|Keeper bookshelves all over the country are swelled with the debut novels (often bought at astronomical prices) of now collectible authors. If Caroline Linden fulfills the promise of talent shown in What a Woman Needs, you might as well go and pick up a copy of this book now so you won’t be searching for it later.
Charlotte Griffolino has recently been made guardian of her deceased brother’s daughter, Susan Tratter. Having been disgraced by a fortune hunter in her own youth, Charlotte is determined to protect Susan from a similar fate. Susan is resentful and defiant of Charlotte’s restrictions, and the minute Charlotte’s back is turned Susan takes up with the notorious rake, Stuart Drake.
Stuart Drake is indeed a fortune hunter, his father having recently cut off his allowance due to nasty gossip circulating about Stuart in London. He needs to marry an heiress, and quickly, or else he’ll lose his mortgaged estate. Stuart is pleased that the gossip has not reached Kent, and feels incredibly lucky to meet an heiress like Susan there. Susan is young, innocent and easily charmed into agreeing to marry Stuart.
When Charlotte learns of Susan and Stuart’s plan to marry, she contrives to meet Stuart before he has a chance to learn who she is or what she looks like. Secretly entering the darkened room where Susan and Stuart met privately to discuss their strategy, she overhears the conversation, and upon Susan’s departure immediately begins to seduce Stuart.
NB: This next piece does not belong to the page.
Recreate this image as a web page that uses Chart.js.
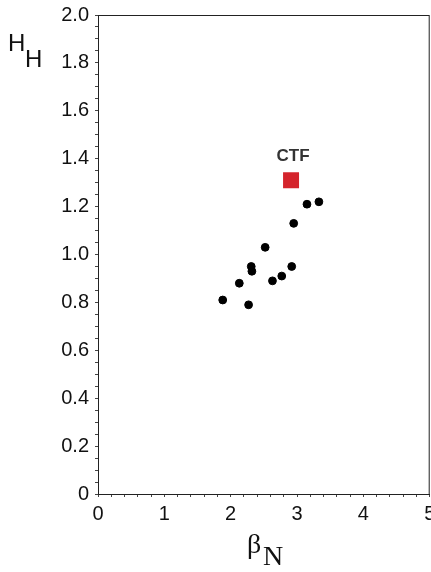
<!DOCTYPE html>
<html>
<head>
<meta charset="utf-8">
<script src="https://cdn.jsdelivr.net/npm/chart.js@4"></script>
<style>
  html, body { margin: 0; padding: 0; background: #fff; overflow: hidden; }
  /* canvas a bit wider than the window so the "5" label is cut at the edge like the original */
  #wrap { width: 441px; height: 572px; position: relative; }
</style>
</head>
<body>
<div id="wrap"><canvas id="myChart"></canvas></div>
<script>
// shot data
const betaN = [3.15, 3.33, 2.95, 2.52, 2.31, 2.32, 2.92, 2.77, 2.63, 2.13, 1.88, 2.27];
const hH    = [1.21, 1.22, 1.13, 1.03, 0.95, 0.93, 0.95, 0.91, 0.89, 0.88, 0.81, 0.79];
// CTF design point
const ctfBeta = [2.91];
const ctfH = [1.31];
const ctfLabel = 'CTF';

const xTicks = [0, 1, 2, 3, 4, 5];
const yTicks = [0, 0.2, 0.4, 0.6, 0.8, 1.0, 1.2, 1.4, 1.6, 1.8, 2.0];

const ctx = document.getElementById('myChart');

const frame = {
  id: 'frame',
  afterDraw(chart) {
    const c = chart.ctx, a = chart.chartArea;
    c.save();
    c.strokeStyle = '#222';
    c.lineWidth = 1;
    c.strokeRect(a.left + 0.5, a.top + 0.5, a.right - a.left - 1, a.bottom - a.top);
    // CTF label above the square
    const pt = chart.getDatasetMeta(1).data[0];
    c.fillStyle = '#333';
    c.font = 'bold 17px "Liberation Sans", Arial, sans-serif';
    c.textAlign = 'center';
    c.textBaseline = 'alphabetic';
    c.fillText(ctfLabel, pt.x + 2, pt.y - 19);
    // axis titles
    c.fillStyle = '#111';
    c.textAlign = 'left';
    c.font = '24px "Liberation Sans", Arial, sans-serif';
    c.fillText('H', 8, 51);
    c.fillText('H', 25, 67);
    c.font = '28px "Liberation Serif", "Times New Roman", serif';
    c.fillText('\u03b2', 247, 553);
    c.fillText('N', 263, 565);
    c.restore();
  }
};

new Chart(ctx, {
  type: 'scatter',
  data: {
    datasets: [{
      label: 'shots',
      data: betaN.map((b, i) => ({ x: b, y: hH[i] })),
      backgroundColor: '#000',
      borderColor: '#000',
      pointRadius: 3.9,
      pointHoverRadius: 3.9
    }, {
      label: ctfLabel,
      data: ctfBeta.map((b, i) => ({ x: b, y: ctfH[i] })),
      pointStyle: 'rect',
      backgroundColor: 'rgb(212,36,44)',
      borderColor: 'rgb(212,36,44)',
      borderWidth: 0,
      pointRadius: 11.3,
      pointHoverRadius: 11.3
    }]
  },
  options: {
    responsive: true,
    maintainAspectRatio: false,
    animation: false,
    layout: { padding: { top: 15, right: 3, left: 0, bottom: 0 } },
    plugins: { legend: { display: false }, tooltip: { enabled: false } },
    scales: {
      x: {
        type: 'linear',
        min: 0, max: 5,
        afterFit: s => { s.height = 78; },
        afterBuildTicks: s => {
          const t = [];
          for (let i = 0; i <= 25; i++) t.push({ value: i / 5 });
          s.ticks = t;
        },
        ticks: {
          color: '#111',
          font: { family: '"Liberation Sans", Arial, sans-serif', size: 20 },
          padding: 5,
          maxRotation: 0,
          autoSkip: false,
          callback: v => (xTicks.includes(Math.round(v * 1000) / 1000) ? String(Math.round(v)) : '')
        },
        grid: { drawOnChartArea: false, drawTicks: true, tickLength: 3, color: '#444' },
        border: { display: true, color: '#222' }
      },
      y: {
        type: 'linear',
        min: 0, max: 2,
        afterFit: s => { s.width = 98; s.paddingTop = 0; s.paddingBottom = 0; },
        afterBuildTicks: s => {
          const t = [];
          for (let i = 0; i <= 40; i++) t.push({ value: i / 20 });
          s.ticks = t;
        },
        ticks: {
          color: '#111',
          font: { family: '"Liberation Sans", Arial, sans-serif', size: 20 },
          padding: 6,
          autoSkip: false,
          callback: v => {
            const r = Math.round(v * 100) / 100;
            if (!yTicks.some(t => Math.abs(t - r) < 1e-6)) return '';
            return r === 0 ? '0' : r.toFixed(1);
          }
        },
        grid: { drawOnChartArea: false, drawTicks: true, tickLength: 3, color: '#444' },
        border: { display: true, color: '#222' }
      }
    }
  },
  plugins: [frame]
});
</script>
</body>
</html>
Her plan works all too well.
Stuart cannot believe at first that the gorgeous woman he encounters can be the guardian that Susan describes as old and withered and spiteful. Realizing that Susan is now beyond him, Stuart decides to cut his losses and move on to another heiress, but is stymied by Charlotte when she spreads the London gossip around Kent. A sort of battle rages between them until they have to join forces to find Susan when she elopes with another man.
What a Woman Needs is a very good book. It’s not a great book, though, due to a couple of things that bugged me and might bug other readers as well. First, Charlotte is the widow of an old man with weird sexual tastes. As a consequence she’s a lot more experienced in the bedroom than most romantic heroines. Some of the acts and the number of men she later describes to Stuart were somewhat distasteful. Second is the amount of information related in the last couple of chapters of the book. After the climax, one series of conversations solves the puzzle of a decades old mystery, repairs relationships damaged many years ago and provides a means for Stuart to keep his estate if he still wants it. None of it is unbelievable, but it does feel rushed.
The chemistry between Stuart and Charlotte is hot. If you get bored with shy, virginal heroines, you’ll love Charlotte. She’s a grown woman, she’s been around, she knows what she likes, and what she likes is Stuart. The love scenes are excellently written, sensuous and entertaining.
The plot isn’t just about sex with Charlotte and Stuart, though. There’s a pretty good mystery and tricky family situations as well. The Regency setting is well described without being overpowering and the dialogue is very clever. The reader is often treated to the hero’s point of view, very skillfully written, and missing in too many romance novels.
Whether or not you keep it, What a Woman Needs is definitely what has been needed lately. Fast-paced, interesting books by new authors haven’t exactly been thick on the ground, and I hope Ms. Linden has a lot more books for us.